Alarms and troubleshooting

  • Cisco Crosswork generates alarms when nodes, applications, or services malfunction.

  • Examine alarms and check health of the affected component(s). Use Crosswork features to drill down and, for service faults, attempt to restart the problem service.

  • If alarms show a single hybrid node, or a hybrid plus worker node(s) failure, start by rebooting or replacing (erasing, then readding) failed nodes; if unsuccessful, attempt a clean system reboot.

  • If the system remains unstable or degraded (loss of two or more hybrid nodes), deploy a new cluster and recover using a backup.

Platform limitations

  • Unintentional VM shutdown is not supported on a 3 VM cluster running Crosswork Network Controller. If a VM fails, the remaining two VMs cannot support migrating all pods from the failed VM. Add worker nodes to enable VM shutdown.

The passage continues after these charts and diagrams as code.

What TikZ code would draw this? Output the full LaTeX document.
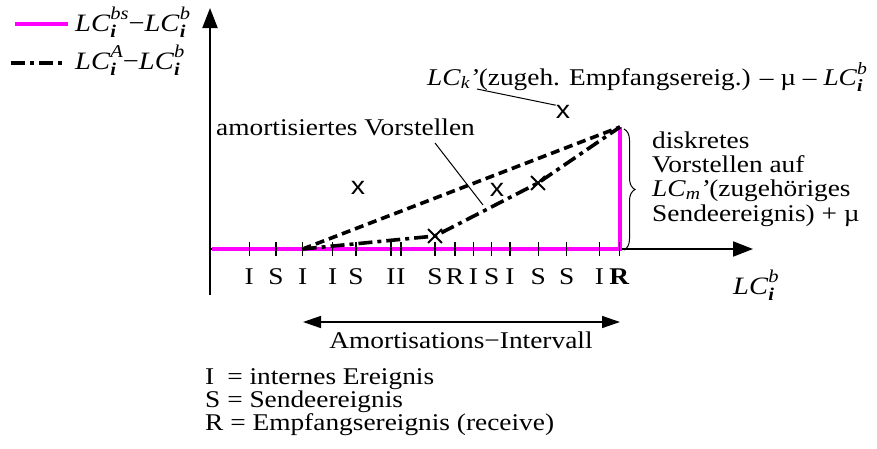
\documentclass[tikz,border=0pt]{standalone}
\usepackage{fontspec}
\setmainfont[FakeStretch=1.14]{Liberation Serif}
\setsansfont[FakeStretch=1.14]{Liberation Sans}
\usetikzlibrary{arrows.meta,decorations.pathreplacing,shapes.misc}
\definecolor{lcmagenta}{RGB}{255,0,255}

% small index letters, relative to the current size
\newcommand{\lcscr}[1]{{\fontsize{\fpeval{0.72*\csname f@size\endcsname}}{0}\selectfont #1}}
\newcommand{\lcib}[1]{\textit{LC}\makebox[0pt][l]{\raisebox{-0.25em}{\lcscr{\bfseries\itshape i}}}\raisebox{0.45em}{\lcscr{\itshape #1}}}
\newcommand{\lcsub}[1]{\textit{LC}\raisebox{-0.15em}{\lcscr{\itshape #1}}}

\begin{document}
\begin{tikzpicture}[x=1pt,y=-1pt,
    axis/.style={line width=2pt, -{Triangle[length=20pt,width=15pt]}},
    pinkline/.style={lcmagenta, line width=4pt},
    amort/.style={line width=3.6pt, dash pattern=on 14pt off 5pt on 4pt off 5pt},
    direct/.style={line width=3.6pt, dash pattern=on 9pt off 5pt},
    pointer/.style={line width=1pt},
    txt/.style={inner sep=0pt, font=\fontsize{24}{24}\selectfont},
    bigtxt/.style={inner sep=0pt, font=\fontsize{25}{25}\selectfont},
    xsym/.style={inner sep=0pt, font=\sffamily\fontsize{25}{25}\selectfont},
    crossmark/.style={cross out, draw, line width=1.8pt, minimum size=12pt, inner sep=0pt}]

    \useasboundingbox (0,0) rectangle (877,448);

    % Axes
    \coordinate (ybot) at (210,295);
    \coordinate (ytop) at (210,8);
    \coordinate (xbeg) at (210,249);
    \coordinate (xend) at (753,249);
    \draw[axis] (ybot) -- (ytop);
    \draw[axis] (xbeg) -- (xend);
    \node[bigtxt, anchor=base west] (xlabel) at (733,294) {\lcib{b}};

    % Curves
    \coordinate (start) at (302.7,249);
    \coordinate (bend1) at (435,236);
    \coordinate (bend2) at (538,183);
    \coordinate (peak) at (620,127);
    \coordinate (pbeg) at (212,249);
    \coordinate (pcorner) at (620,249);
    \draw[pinkline] (pbeg) -- (pcorner) -- (peak);
    \draw[direct] (start) -- (peak);
    \draw[amort] (start) -- (bend1) -- (bend2) -- (peak);
    \node[crossmark] (cm1) at (bend1) {};
    \node[crossmark] (cm2) at (bend2) {};

    % Ticks with event letters
    \foreach \x/\ev in {249.3/I, 276/S, 302.7/I, 332.7/I, 356/S, 391/I, 401/I,
        435/S, 455/R, 473.3/I, 491.7/S, 510/I, 538.3/S, 566.7/S, 599.3/I, 619.3/\textbf{R}} {
      \draw[line width=1.2pt] (\x,242) -- (\x,256);
      \node[txt, anchor=base] at (\x,284) {\ev};
    }

    % Single events
    \node[xsym] (ev1) at (358,188) {x};
    \node[xsym] (ev2) at (497,190) {x};
    \node[xsym] (ev3) at (563,112) {x};

    % Labels
    \node[txt, anchor=base west] (amlabel) at (216,135) {amortisiertes Vorstellen};
    \coordinate (ambeg) at (435,143);
    \coordinate (ampt) at (483,205);
    \draw[pointer] (ambeg) -- (ampt);
    \node[txt, anchor=base west] (toplabel) at (427,85)
        {\lcsub{k}\textit{’}(zugeh. Empfangsereig.) – µ – \lcib{b}};
    \coordinate (topbeg) at (477,89);
    \draw[pointer] (topbeg) -- (ev3.north west);

    \draw[decorate, decoration={brace, amplitude=11pt}, line width=1pt] (624,129) -- (624,250);
    \node[txt, anchor=base west] (br1) at (652,148) {diskretes};
    \node[txt, anchor=base west] (br2) at (652,172) {Vorstellen auf};
    \node[txt, anchor=base west] (br3) at (652,196) {\lcsub{m}\textit{’}(zugehöriges};
    \node[txt, anchor=base west] (br4) at (652,221) {Sendeereignis) + µ};

    % Interval
    \coordinate (ivbeg) at (303,322);
    \coordinate (ivend) at (620,322);
    \draw[line width=1.5pt, {Triangle[length=18pt,width=12pt]}-{Triangle[length=18pt,width=12pt]}] (ivbeg) -- (ivend);
    \node[txt, anchor=base] (ivlabel) at (461,348) {Amortisations−Intervall};

    % Key of letters
    \node[txt, anchor=base west] (keyI) at (205,384) {\rlap{I}\hphantom{S} = internes Ereignis};
    \node[txt, anchor=base west] (keyS) at (205,407) {S = Sendeereignis};
    \node[txt, anchor=base west] (keyR) at (205,430) {R = Empfangsereignis (receive)};

    % Legend
    \coordinate (lg1a) at (15,24);
    \coordinate (lg1b) at (68,24);
    \coordinate (lg2a) at (11,63);
    \coordinate (lg2b) at (66,63);
    \draw[pinkline] (lg1a) -- (lg1b);
    \draw[amort] (lg2a) -- (lg2b);
    \node[bigtxt, anchor=base west] (lgtxt1) at (75,31) {\lcib{bs}−\lcib{b}};
    \node[bigtxt, anchor=base west] (lgtxt2) at (75,69) {\lcib{A}−\lcib{b}};
\end{tikzpicture}
\end{document}
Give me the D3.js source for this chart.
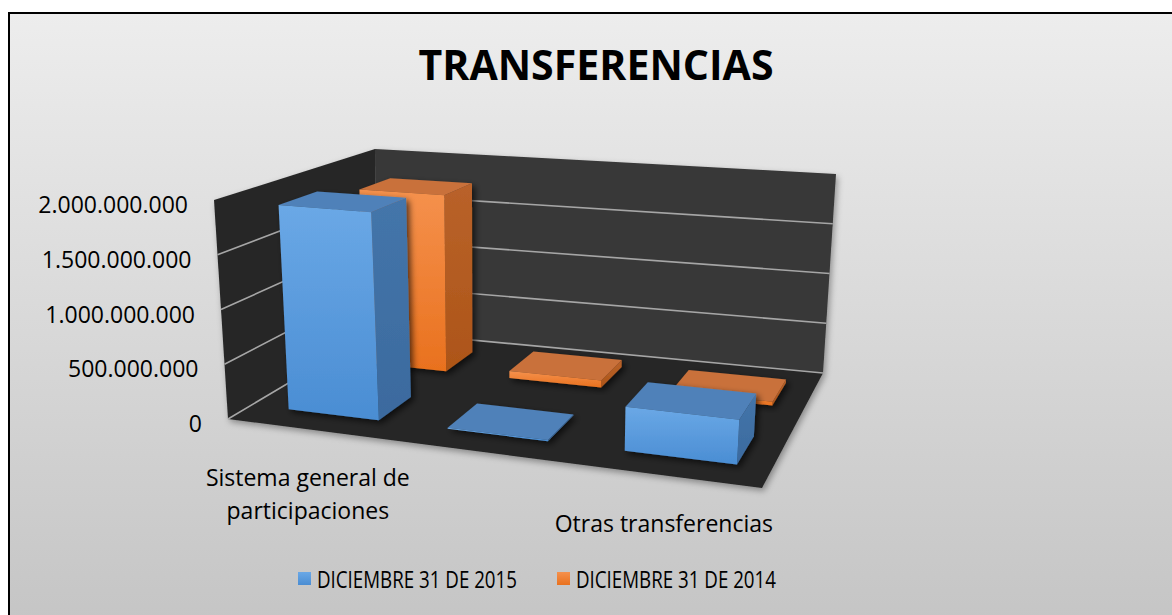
<!DOCTYPE html>
<html lang="es">
  <head>
    <meta charset="UTF-8" />
    <title>Transferencias</title>
    <script src="https://d3js.org/d3.v7.min.js"></script>
    <style>
      body { margin: 0; background: #fff; }
      text { font-family: "Open Sans", sans-serif; fill: #000; }
    </style>
  </head>
  <body>
    <div id="graph"></div>
    <script>
      // data
      const categories = [
        "Sistema general de participaciones",
        "Sistema general de regalías",
        "Otras transferencias",
      ];
      const series = ["DICIEMBRE 31 DE 2015", "DICIEMBRE 31 DE 2014"];
      const values2015 = [1900000000, 10000000, 380000000];
      const values2014 = [1770000000, 70000000, 35000000];
      const yTicks = [0, 500000000, 1000000000, 1500000000, 2000000000];

      const seriesValues = [values2015, values2014];
      const labelEvery = 2; // excel skips every other category label

      const width = 1172, height = 615;

      const svg = d3
        .select("#graph")
        .append("svg")
        .attr("width", width)
        .attr("height", height);

      const defs = svg.append("defs");

      function vGrad(id, stops) {
        const g = defs.append("linearGradient").attr("id", id)
          .attr("x1", 0).attr("y1", 0).attr("x2", 0).attr("y2", 1);
        stops.forEach((c, i) => g.append("stop")
          .attr("offset", i / (stops.length - 1)).attr("stop-color", c));
      }
      vGrad("bg", ["#ededed", "#bfbfbf"]);
      vGrad("blueFront", ["#6aa8e6", "#4a8dd3"]);
      vGrad("blueSide", ["#4475aa", "#3b6a9e"]);
      vGrad("orangeFront", ["#f5914d", "#e9711e"]);
      vGrad("orangeSide", ["#b9622a", "#ad5518"]);

      const shadow = defs.append("filter").attr("id", "shadow")
        .attr("x", "-20%").attr("y", "-20%").attr("width", "140%").attr("height", "140%");
      shadow.append("feDropShadow").attr("dx", 3).attr("dy", 3)
        .attr("stdDeviation", 3).attr("flood-color", "#000").attr("flood-opacity", 0.65);

      const wallShadow = defs.append("filter").attr("id", "wallShadow")
        .attr("x", "-10%").attr("y", "-10%").attr("width", "120%").attr("height", "120%");
      wallShadow.append("feDropShadow").attr("dx", 2).attr("dy", 3)
        .attr("stdDeviation", 3).attr("flood-color", "#000").attr("flood-opacity", 0.35);

      // chart area
      svg.append("rect")
        .attr("x", 9).attr("y", 13)
        .attr("width", 1200).attr("height", 700)
        .attr("fill", "url(#bg)")
        .attr("stroke", "#000").attr("stroke-width", 2);

      svg.append("text")
        .attr("x", 596).attr("y", 80)
        .attr("text-anchor", "middle")
        .attr("font-size", 41).attr("font-weight", "bold")
        .attr("textLength", 355).attr("lengthAdjust", "spacingAndGlyphs")
        .text("TRANSFERENCIAS");

      // 3d box corners on screen (front/back, left/right, bottom/top)
      const box = {
        flb: [228, 419], frb: [762, 488], blb: [376, 331], brb: [823, 373],
        flt: [214, 200], frt: [777, 244], blt: [375, 149], brt: [836, 174],
      };

      // unit square -> quad, so depth foreshortening looks right
      function homography(p0, p1, p2, p3) {
        const dx1 = p1[0] - p2[0], dx2 = p3[0] - p2[0], dx3 = p0[0] - p1[0] + p2[0] - p3[0];
        const dy1 = p1[1] - p2[1], dy2 = p3[1] - p2[1], dy3 = p0[1] - p1[1] + p2[1] - p3[1];
        const det = dx1 * dy2 - dx2 * dy1;
        const g = (dx3 * dy2 - dx2 * dy3) / det;
        const h = (dx1 * dy3 - dx3 * dy1) / det;
        const a = p1[0] - p0[0] + g * p1[0], b = p3[0] - p0[0] + h * p3[0], c = p0[0];
        const d = p1[1] - p0[1] + g * p1[1], e = p3[1] - p0[1] + h * p3[1], f = p0[1];
        return (u, w) => {
          const k = g * u + h * w + 1;
          return [(a * u + b * w + c) / k, (d * u + e * w + f) / k];
        };
      }
      const floorH = homography(box.flb, box.frb, box.brb, box.blb);
      const topH = homography(box.flt, box.frt, box.brt, box.blt);

      function proj(u, w, v) {
        const b = floorH(u, w), t = topH(u, w);
        return [b[0] + (t[0] - b[0]) * v, b[1] + (t[1] - b[1]) * v];
      }
      const poly = (pts) => "M" + pts.map((p) => p.join(",")).join("L") + "Z";

      const y = d3.scaleLinear().domain([0, 2000000000]).range([0, 1]);
      const x = d3.scaleBand().domain(categories).range([0.012, 1.012])
        .paddingInner(0.42).paddingOuter(0.21);
      const z = d3.scaleBand().domain(series).range([0, 1])
        .paddingInner(0.55).paddingOuter(0.275);

      const fmt = d3.formatLocale({ decimal: ",", thousands: ".", grouping: [3], currency: ["$", ""] }).format(",.0f");

      // walls + floor
      const walls = svg.append("g").attr("filter", "url(#wallShadow)");
      walls.append("path")
        .attr("d", poly([proj(0, 0, 0), proj(0, 1, 0), proj(0, 1, 1), proj(0, 0, 1)]))
        .attr("fill", "#282828");
      walls.append("path")
        .attr("d", poly([proj(0, 1, 0), proj(1, 1, 0), proj(1, 1, 1), proj(0, 1, 1)]))
        .attr("fill", "#383838");
      walls.append("path")
        .attr("d", poly([proj(0, 0, 0), proj(1, 0, 0), proj(1, 1, 0), proj(0, 1, 0)]))
        .attr("fill", "#262626");

      // gridlines on left and back walls
      svg.append("g")
        .selectAll("path")
        .data(yTicks.filter((t) => t < y.domain()[1]))
        .join("path")
        .attr("d", (t) => {
          const v = y(t);
          return "M" + [proj(0, 0, v), proj(0, 1, v), proj(1, 1, v)].map((p) => p.join(",")).join("L");
        })
        .attr("fill", "none")
        .attr("stroke", "#a6a6a6")
        .attr("stroke-width", 1.6);

      // value axis labels
      svg.append("g")
        .selectAll("text")
        .data(yTicks)
        .join("text")
        .attr("x", (t) => proj(0, 0, y(t))[0] - 26)
        .attr("y", (t) => proj(0, 0, y(t))[1] + 4)
        .attr("text-anchor", "end")
        .attr("dominant-baseline", "central")
        .attr("font-size", 23)
        .text((t) => fmt(t));

      // bars, back row first
      const colors = [
        { front: "url(#blueFront)", top: "#4f81b9", side: "url(#blueSide)" },
        { front: "url(#orangeFront)", top: "#c9713b", side: "url(#orangeSide)" },
      ];
      const bars = [];
      series.forEach((s, si) => {
        categories.forEach((c, ci) => {
          bars.push({ s, si, c, value: seriesValues[si][ci] });
        });
      });
      bars.sort((a, b) => b.si - a.si);

      const barG = svg.append("g");
      bars.forEach((d) => {
        const u0 = x(d.c), u1 = u0 + x.bandwidth();
        const w0 = z(d.s), w1 = w0 + z.bandwidth();
        const v = y(d.value);
        const col = colors[d.si];
        const g = barG.append("g").attr("filter", "url(#shadow)");
        g.append("path")
          .attr("d", poly([proj(u1, w0, 0), proj(u1, w1, 0), proj(u1, w1, v), proj(u1, w0, v)]))
          .attr("fill", col.side);
        g.append("path")
          .attr("d", poly([proj(u0, w0, v), proj(u1, w0, v), proj(u1, w1, v), proj(u0, w1, v)]))
          .attr("fill", col.top);
        g.append("path")
          .attr("d", poly([proj(u0, w0, 0), proj(u1, w0, 0), proj(u1, w0, v), proj(u0, w0, v)]))
          .attr("fill", col.front);
      });

      // category labels
      const catG = svg.append("g");
      categories.forEach((c, i) => {
        if (i % labelEvery !== 0) return;
        const p = proj(x(c) + x.bandwidth() / 2, 0, 0);
        const t = catG.append("text")
          .attr("text-anchor", "middle")
          .attr("font-size", 23)
          .attr("dominant-baseline", "central");
        // simple greedy wrap
        const words = c.split(" ");
        let lines = [], line = [];
        const probe = catG.append("text").attr("font-size", 23);
        words.forEach((wd) => {
          const test = line.concat(wd).join(" ");
          probe.text(test);
          if (probe.node().getComputedTextLength() > 235 && line.length) {
            lines.push(line.join(" "));
            line = [wd];
          } else line.push(wd);
        });
        lines.push(line.join(" "));
        probe.remove();
        lines.forEach((l, li) => {
          t.append("tspan")
            .attr("x", p[0] - 3)
            .attr("y", p[1] + 47 + li * 33)
            .text(l);
        });
      });

      // legend
      const legendX = [298, 557];
      const legendW = [200, 200];
      const legend = svg.append("g");
      series.forEach((s, i) => {
        legend.append("rect")
          .attr("x", legendX[i]).attr("y", 572)
          .attr("width", 13).attr("height", 13)
          .attr("fill", colors[i].front);
        legend.append("text")
          .attr("x", legendX[i] + 19).attr("y", 579)
          .attr("dominant-baseline", "central")
          .attr("font-size", 23)
          .attr("textLength", legendW[i]).attr("lengthAdjust", "spacingAndGlyphs")
          .text(s);
      });
    </script>
  </body>
</html>
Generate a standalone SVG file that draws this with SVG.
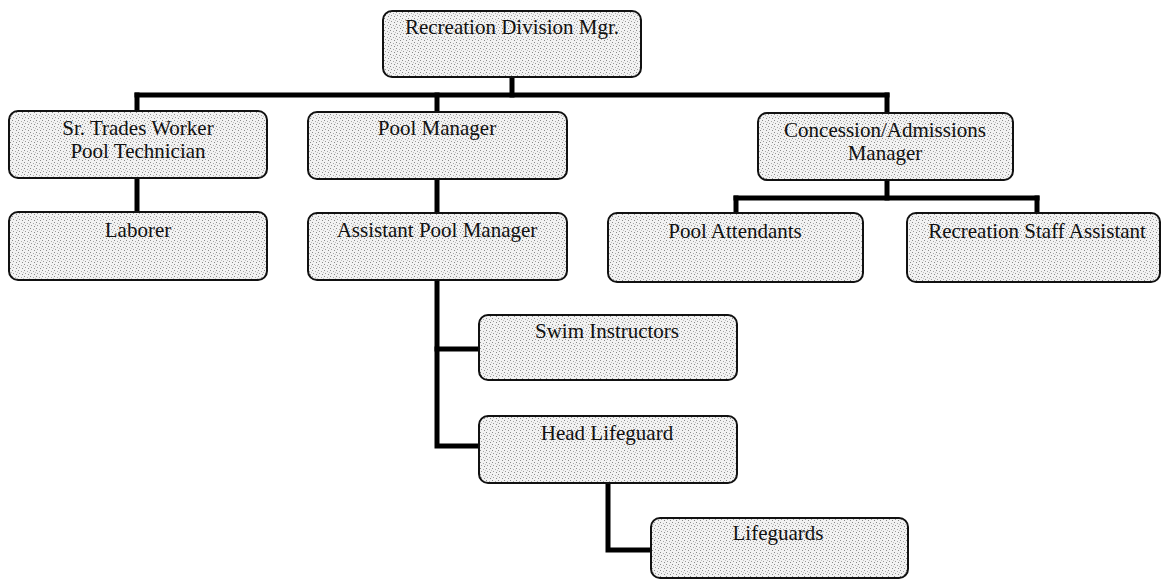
<svg xmlns="http://www.w3.org/2000/svg" width="1161" height="580" viewBox="0 0 1161 580">
<style>
.box{fill:url(#stip);stroke:#111;stroke-width:2}
.t{font-family:"Liberation Serif","Times New Roman",serif;font-size:21px;fill:#111;text-anchor:middle}
.c{fill:none;stroke:#000;stroke-width:5;stroke-linecap:square}
</style>
<defs>
<pattern id="stip" width="6" height="6" patternUnits="userSpaceOnUse">
<rect width="6" height="6" fill="#f2f2f2"/>
<rect x="0" y="0" width="1" height="1" fill="#8a8a8a"/>
<rect x="3" y="1" width="1" height="1" fill="#a8a8a8"/>
<rect x="1" y="3" width="1" height="1" fill="#9a9a9a"/>
<rect x="4" y="4" width="1" height="1" fill="#8a8a8a"/>
<rect x="5" y="2" width="1" height="1" fill="#c0c0c0"/>
</pattern>
</defs>
<rect width="1161" height="580" fill="#fff"/>
<g id="connectors">
<path class="c" d="M512 77V95"/>
<path class="c" d="M137 95H887"/>
<path class="c" d="M137 95V111"/>
<path class="c" d="M437 95V112"/>
<path class="c" d="M887 95V113"/>
<path class="c" d="M137 178V212"/>
<path class="c" d="M437 179V213"/>
<path class="c" d="M887 180V198"/>
<path class="c" d="M736 198H1037"/>
<path class="c" d="M736 198V213"/>
<path class="c" d="M1037 198V213"/>
<path class="c" d="M437 280V446H479"/>
<path class="c" d="M437 349H479"/>
<path class="c" d="M608 483V550H651"/>
</g>
<g id="n-top"><rect class="box" x="383" y="11" width="258" height="66" rx="9"/><text class="t" x="512" y="34">Recreation Division Mgr.</text></g>
<g id="n-sr"><rect class="box" x="9" y="111" width="258" height="67" rx="9"/><text class="t" x="138" y="135">Sr. Trades Worker</text><text class="t" x="138" y="158">Pool Technician</text></g>
<g id="n-pm"><rect class="box" x="308" y="112" width="259" height="67" rx="9"/><text class="t" x="437" y="135">Pool Manager</text></g>
<g id="n-cam"><rect class="box" x="758" y="113" width="255" height="67" rx="9"/><text class="t" x="885" y="137">Concession/Admissions</text><text class="t" x="885" y="160">Manager</text></g>
<g id="n-lab"><rect class="box" x="9" y="212" width="258" height="68" rx="9"/><text class="t" x="138" y="237">Laborer</text></g>
<g id="n-apm"><rect class="box" x="308" y="213" width="259" height="67" rx="9"/><text class="t" x="437" y="237">Assistant Pool Manager</text></g>
<g id="n-pa"><rect class="box" x="608" y="213" width="255" height="69" rx="9"/><text class="t" x="735" y="238">Pool Attendants</text></g>
<g id="n-rsa"><rect class="box" x="907" y="213" width="253" height="69" rx="9"/><text class="t" x="1037" y="238">Recreation Staff Assistant</text></g>
<g id="n-swim"><rect class="box" x="479" y="315" width="258" height="65" rx="9"/><text class="t" x="607" y="338">Swim Instructors</text></g>
<g id="n-head"><rect class="box" x="479" y="416" width="258" height="67" rx="9"/><text class="t" x="607" y="440">Head Lifeguard</text></g>
<g id="n-life"><rect class="box" x="651" y="518" width="257" height="60" rx="9"/><text class="t" x="778" y="540">Lifeguards</text></g>
</svg>
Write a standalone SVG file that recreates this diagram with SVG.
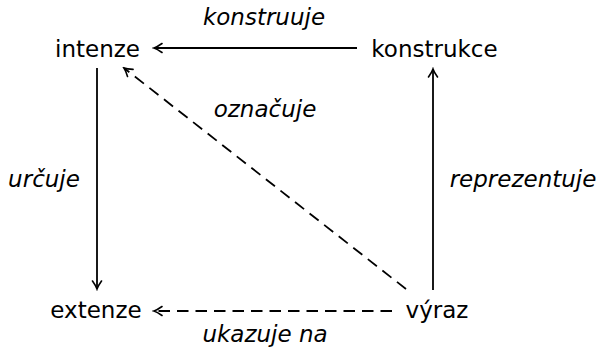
<svg xmlns="http://www.w3.org/2000/svg" width="600" height="350" viewBox="0 0 600 350">
<defs>
<style>
.n{font-family:"DejaVu Sans",sans-serif;font-size:23px;fill:#000;text-anchor:middle}
.l{font-family:"DejaVu Sans",sans-serif;font-size:23px;font-style:italic;fill:#000;text-anchor:middle}
.e{fill:none;stroke:#000;stroke-width:1.8}
.d{stroke-dasharray:11.5 7}
</style>
<marker id="ah" viewBox="-10 -6 12 12" refX="0" refY="0" markerWidth="12" markerHeight="12" markerUnits="userSpaceOnUse" orient="auto">
<path d="M-8,-4.5 Q-3,-1 0,0 Q-3,1 -8,4.5" fill="none" stroke="#000" stroke-width="1.6" stroke-linecap="round"/>
</marker>
</defs>
<rect width="600" height="350" fill="#fff"/>
<g id="connectors">
<path class="e" d="M357,48 L154,48" marker-end="url(#ah)"/>
<path class="e" d="M97,68 L97,289" marker-end="url(#ah)"/>
<path class="e" d="M433,290 L433,69" marker-end="url(#ah)"/>
<path class="e d" d="M406,289 L124,68" marker-end="url(#ah)"/>
<path class="e d" d="M392,311 L154,311" marker-end="url(#ah)"/>
</g>
<g id="labels">
<text class="l" x="264" y="25">konstruuje</text>
<text class="l" x="265" y="117">označuje</text>
<text class="l" x="44" y="187">určuje</text>
<text class="l" x="523" y="187">reprezentuje</text>
<text class="l" x="265" y="342">ukazuje na</text>
</g>
<g id="intenze"><text class="n" x="97.5" y="57">intenze</text></g>
<g id="konstrukce"><text class="n" x="434.5" y="57">konstrukce</text></g>
<g id="extenze"><text class="n" x="96" y="318">extenze</text></g>
<g id="vyraz"><text class="n" x="437" y="318">výraz</text></g>
</svg>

  • A reboot of one VM is supported in a 3 VM cluster. Restore may take 5 minutes (if the orch pod is not on the rebooted VM) up to 25 minutes (if it is).


Perform a clean system reboot (VMware)

Perform a coordinated reboot of all cluster VMs to restore operations or after failure.

A clean system reboot is sometimes required to restore cluster health following multiple node or service issues, or after system maintenance. This process ensures all VMs are properly powered down and brought back online in a specific order, supporting the stability and recovery of both hybrid and worker nodes in VMware deployments.

Follow these steps to perform a clean system reboot:

Procedure

1.

Place Crosswork Network Controller in Maintenance mode. See Enable or disable maintenance mode for details.

  1. (Optional) Shut down Crosswork Data Gateways and other non-essential components, such as NSO and SR-PCE, that communicate with Crosswork.

2.

Power down all VMs:

  1. Log in to the VMware vSphere Web Client.

  2. In the Navigator pane, right-click the VM you want to shut down.

  3. Choose Power > Power Off.

  4. Wait for the VM’s status to change to Off.

  5. Repeat for each VM in the cluster.

3.

Power up the VM hosting the first hybrid node:

  1. In the Navigator pane, right-click the VM to power up.

  2. Choose Power > Power On.

  3. Wait for the VM’s status to change to On, then wait 30 seconds before continuing.

4.

Repeat the previous step for each remaining hybrid node, staggering reboots by 30 seconds. Continue with each worker node using the same staggered interval.

5.

After all VMs are powered on, wait a few minutes and login to Crosswork Network Controller.

6.

Move Crosswork Network Controller out of maintenance mode. See Enable or disable maintenance mode for details.

7.

Restart Crosswork Data Gateways and any other components in your ecosystem that communicate with Crosswork Network Controller.

The Crosswork Network Controller cluster completes a clean system reboot. If cluster health does not return, proceed with the redeploy and restore procedure.

Redeploy and restore a Crosswork cluster from backup (VMware)

Rebuild and restore a failed Crosswork cluster using a previously taken backup.

Redeployment and restoration from backup is required when a cluster is severely degraded (such as after double faults or catastrophic failures), and cannot be recovered through standard node replacement or reboot procedures. The procedure involves powering down and deleting existing VMs, deploying a new cluster, and then restoring system state from a backup to recover services and data.

Before you begin

  • Ensure you have a recent and valid backup file.

  • This method assumes you have taken periodic backups before recovery is required. (For details on backup, see Back up data.

Follow these steps to redeploy and restore the cluster:

Procedure

1.

Power down all VMs:

  1. Log in to the VMware vSphere Web Client.

  2. In the Navigator pane, right-click the VM you want to shut down.

  3. Choose Power > Power Off.

  4. Wait for the VM’s status to change to Off.

  5. Repeat for each VM in the cluster.

2.

Delete all VMs:

  1. In the VMware vSphere Web Client Navigator pane, right-click the VM you want to delete.

  2. Choose Delete from Disk.

  3. Wait for the VM’s status to show Deleted.

  4. Repeat for each VM in the cluster.

3.

Deploy a new Cisco Crosswork cluster as explained in the Cisco Crosswork Network Controller 7.2 Installation Guide.

4.

Recover the system state to the newly deployed cluster. For more information, see Restore data after a disaster.

A new Crosswork Network Controller cluster is deployed, and system state is restored using the most recent backup.